Hi @jedcunningham, I am facing the same issue with unknowingly leaving the default values for fernetKey in values.yaml so a random key was generated. We have the postgres DB in a persistent volume, but I don't want to reset the DB and clear all existing dag run history. Is there a way to fix the mismatch between the newly generated key in the airflow webserver and the existing one in the db?

jedcunningham commented 1 year ago

@morningcloud, the fernet key is used for things like connection and encrypted variables. You could recreate all of those and still keep your history, in theory.

danielmorales72 commented 1 year ago

@morningcloud I hit this issue after my Airflow helm update. I resolved it today without loosing any history data or whatever. The point is that you need to delete all of your existing airflow connections

  1. You will find them by looking at the PostgreSQL RDS
airflow db shell
SELECT conn_id FROM connection;
  1. Then iterate over them and delete, I used some bash for that
#!/bin/bash

declare -a arr=("airflow_db" "aws_default" "azure_batch_default" "azure_container_instances_default" "azure_cosmos_default" "azure_data_explorer_default" "azure_data_lake_default" "cassandra_default" "databricks_default" "dingding_default" "druid_broker_default" "druid_ingest_default" "elasticsearch_default" "emr_default" "facebook_default" "fs_default" "google_cloud_default" "hive_cli_default" "hiveserver2_default" "http_default" "kubernetes_default" "kylin_default" "livy_default" "local_mysql" "metastore_default" "mongo_default" "mssql_default" "mysql_default" "opsgenie_default" "pig_cli_default" "pinot_admin_default" "pinot_broker_default" "postgres_default" "presto_default" "qubole_default" "redis_default" "segment_default" "sftp_default" "spark_default" "sqlite_default" "sqoop_default" "ssh_default" "tableau_default" "vertica_default" "wasb_default" "webhdfs_default" "yandexcloud_default" "azure_default" "drill_default")

for i in "${arr[@]}"
do
    airflow connections delete ${i}
done
  1. In my case 4 connections where not deleted with bash and I had to connect to RDS directly and delete them from the table
airflow db shell
SELECT * FROM connection;
DELETE FROM connection WHERE id = <id from above>;

After that my connections list was empty and I could visit the GUI or check in CLI. I just added the databricks connection back airflow connections add .. as it was the only connection we were using.

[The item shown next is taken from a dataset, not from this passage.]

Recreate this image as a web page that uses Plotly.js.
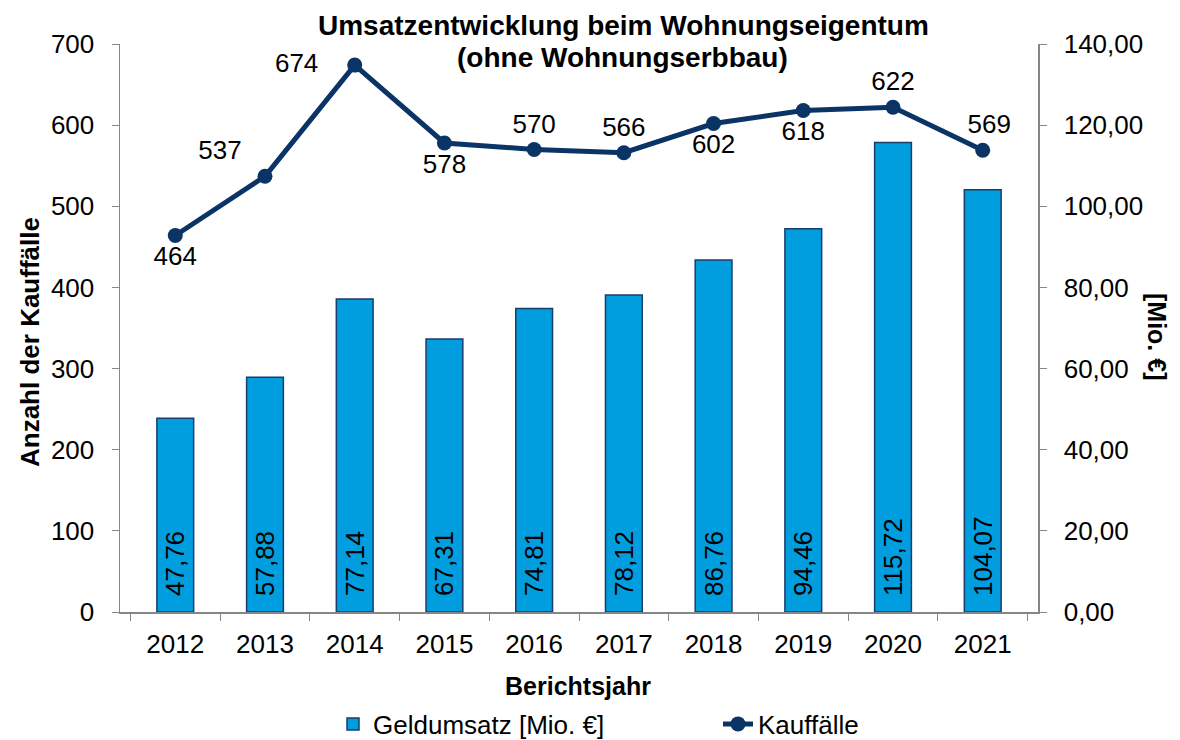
<!DOCTYPE html>
<html>
<head>
<meta charset="utf-8">
<script src="https://cdn.plot.ly/plotly-3.0.1.min.js"></script>
<style>html,body{margin:0;padding:0;background:#fff;}#chart{width:1180px;height:740px;}</style>
</head>
<body>
<div id="chart"></div>
<script>
const years = ['2012','2013','2014','2015','2016','2017','2018','2019','2020','2021'];
const geldumsatz = [47.76, 57.88, 77.14, 67.31, 74.81, 78.12, 86.76, 94.46, 115.72, 104.07];
const kauffaelle = [464, 537, 674, 578, 570, 566, 602, 618, 622, 569];
const kaufLabelPos = ['bottom center','top left','middle left','bottom center','top center','top center','bottom center','bottom center','top center','top center'];
const kaufLabelLead = ['', '', '', '', '', '', '', '', '', '\u2002'];
const kaufLabelTrail = ['', '\u2002', '\u2003', '', '', '', '', '', '', ''];

const FONT = '"Liberation Sans", Arial, sans-serif';
const FS = 26;
const axisGray = '#868686';

const bars = {
  type: 'bar', name: 'Geldumsatz [Mio. €]', x: years, y: geldumsatz, yaxis: 'y2',
  width: 0.41,
  marker: {color: '#009DDF', line: {color: '#1B3D6B', width: 1.5}},
  texttemplate: '\u2002%{y:.2f}', textposition: 'inside', insidetextanchor: 'start',
  textangle: -90, constraintext: 'none', textfont: {family: FONT, size: FS, color: '#000'},
  cliponaxis: false, hoverinfo: 'skip'
};
const line = {
  type: 'scatter', mode: 'lines+markers+text', name: 'Kauffälle', x: years, y: kauffaelle,
  line: {color: '#0B3466', width: 5},
  marker: {color: '#0B3466', size: 15},
  text: kauffaelle.map((v, i) => kaufLabelLead[i] + String(v) + kaufLabelTrail[i]), textposition: kaufLabelPos,
  textfont: {family: FONT, size: FS, color: '#000'},
  cliponaxis: false, hoverinfo: 'skip'
};

const layout = {
  width: 1180, height: 740,
  margin: {l: 120, r: 142, t: 44, b: 128, autoexpand: false},
  paper_bgcolor: '#fff', plot_bgcolor: '#fff',
  separators: ',.',
  font: {family: FONT, size: FS, color: '#000'},
  showlegend: true,
  legend: {orientation: 'h', x: (333-120)/918, xanchor: 'left', y: -(724-612)/568, yanchor: 'middle',
           font: {family: FONT, size: FS, color: '#000'}, traceorder: 'normal', itemwidth: 30,
           entrywidth: 340, entrywidthmode: 'pixels'},
  bargap: 0.59,
  xaxis: {
    type: 'category', showgrid: false, showline: true, linecolor: axisGray, linewidth: 1.5,
    ticks: 'outside', tickson: 'boundaries', ticklen: 7, tickcolor: axisGray, ticklabelstandoff: 8,
    tickfont: {family: FONT, size: FS, color: '#000'}, zeroline: false
  },
  yaxis: {
    range: [0, 700], dtick: 100, showgrid: false, showline: true, linecolor: axisGray, linewidth: 1.5,
    ticks: 'outside', ticklen: 7, tickcolor: axisGray, zeroline: false, ticklabelstandoff: 12,
    tickfont: {family: FONT, size: FS, color: '#000'}
  },
  yaxis2: {
    range: [0, 140], dtick: 20, tickformat: '.2f', overlaying: 'y', side: 'right',
    showgrid: false, showline: true, linecolor: axisGray, linewidth: 1.5,
    ticks: 'outside', ticklen: 7, tickcolor: axisGray, zeroline: false, ticklabelstandoff: 12,
    tickfont: {family: FONT, size: FS, color: '#000'}
  },
  annotations: [
    {text: '<b>Umsatzentwicklung beim Wohnungseigentum</b>',
     xref: 'paper', yref: 'paper', x: (623-120)/918, y: (612-25)/568, xanchor: 'center', yanchor: 'middle',
     showarrow: false, font: {family: FONT, size: 28, color: '#000'}},
    {text: '<b>(ohne Wohnungserbbau)</b>',
     xref: 'paper', yref: 'paper', x: (622-120)/918, y: (612-58)/568, xanchor: 'center', yanchor: 'middle',
     showarrow: false, font: {family: FONT, size: 28, color: '#000'}},
    {text: '<b>Anzahl der Kauffälle</b>', xref: 'paper', yref: 'paper',
     x: (30-120)/918, y: (612-342)/568, xanchor: 'center', yanchor: 'middle', textangle: -90,
     showarrow: false, font: {family: FONT, size: 26, color: '#000'}},
    {text: '<b>[Mio. €]</b>', xref: 'paper', yref: 'paper',
     x: (1157-120)/918, y: (612-337)/568, xanchor: 'center', yanchor: 'middle', textangle: 90,
     showarrow: false, font: {family: FONT, size: 25, color: '#000'}},
    {text: '<b>Berichtsjahr</b>', xref: 'paper', yref: 'paper',
     x: (578-120)/918, y: (612-686)/568, xanchor: 'center', yanchor: 'middle',
     showarrow: false, font: {family: FONT, size: 25, color: '#000'}}
  ]
};

Plotly.newPlot('chart', [bars, line], layout, {displayModeBar: false, staticPlot: true});
</script>
</body>
</html>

morningcloud commented 1 year ago

Thanks @jedcunningham and @danielmorales72!

I resolved this with a long and probably unnecessary workaround before seeing those messages! I'll write it here in case for some reason someone had no other choice but to do this. I managed to get the old fernet key from a snapshot backup then did the following:

  1. exec into one of the running airflow webserver containers.
  2. run export AIRFLOW__CORE__FERNET_KEY=**current_**fernet_key,**old_**fernet_key note this will be the decoded keys not the base64 encoded values.
  3. Run airflow rotate_fernet_key to re-encrypt existing credentials with the new fernet key.
  4. Set fernet_key back to current_fernet_key by running export AIRFLOW__CORE__FERNET_KEY=current_fernet_key in the same container.
paguasmar commented 1 year ago

For me what worked was to do the following steps:

  1. Terminate your Airflow and Postgres docker
  2. Delete the folder db-data
  3. Restart your Airflow docker
laraib-sidd commented 8 months ago

Thanks @danielmorales72

But i think this would be a better approach:

airflow db shell
truncate table connections;

After this i could visit the connection from the GUI.

luis-fnogueira commented 6 months ago

@morningcloud I hit this issue after my Airflow helm update. I resolved it today without loosing any history data or whatever. The point is that you need to delete all of your existing airflow connections

  1. You will find them by looking at the PostgreSQL RDS
airflow db shell
SELECT conn_id FROM connection;
  1. Then iterate over them and delete, I used some bash for that
#!/bin/bash

declare -a arr=("airflow_db" "aws_default" "azure_batch_default" "azure_container_instances_default" "azure_cosmos_default" "azure_data_explorer_default" "azure_data_lake_default" "cassandra_default" "databricks_default" "dingding_default" "druid_broker_default" "druid_ingest_default" "elasticsearch_default" "emr_default" "facebook_default" "fs_default" "google_cloud_default" "hive_cli_default" "hiveserver2_default" "http_default" "kubernetes_default" "kylin_default" "livy_default" "local_mysql" "metastore_default" "mongo_default" "mssql_default" "mysql_default" "opsgenie_default" "pig_cli_default" "pinot_admin_default" "pinot_broker_default" "postgres_default" "presto_default" "qubole_default" "redis_default" "segment_default" "sftp_default" "spark_default" "sqlite_default" "sqoop_default" "ssh_default" "tableau_default" "vertica_default" "wasb_default" "webhdfs_default" "yandexcloud_default" "azure_default" "drill_default")

for i in "${arr[@]}"
do
    airflow connections delete ${i}
done
  1. In my case 4 connections where not deleted with bash and I had to connect to RDS directly and delete them from the table
airflow db shell
SELECT * FROM connection;
DELETE FROM connection WHERE id = <id from above>;

After that my connections list was empty and I could visit the GUI or check in CLI. I just added the databricks connection back airflow connections add .. as it was the only connection we were using.

This has really helped me. Thanks a lot!

muriloeduardo199 commented 3 weeks ago

I had this problem. In my case I use Docker, and I had to take the connections inside Postgres' database. I solved it as follows:

1-entering the postgres database that is in Docker, 2- Accessing the database 3- using the sql command to delete the connections: DELETE FROM connection;

Doing so deletes the lost key and then the docker connexions work again.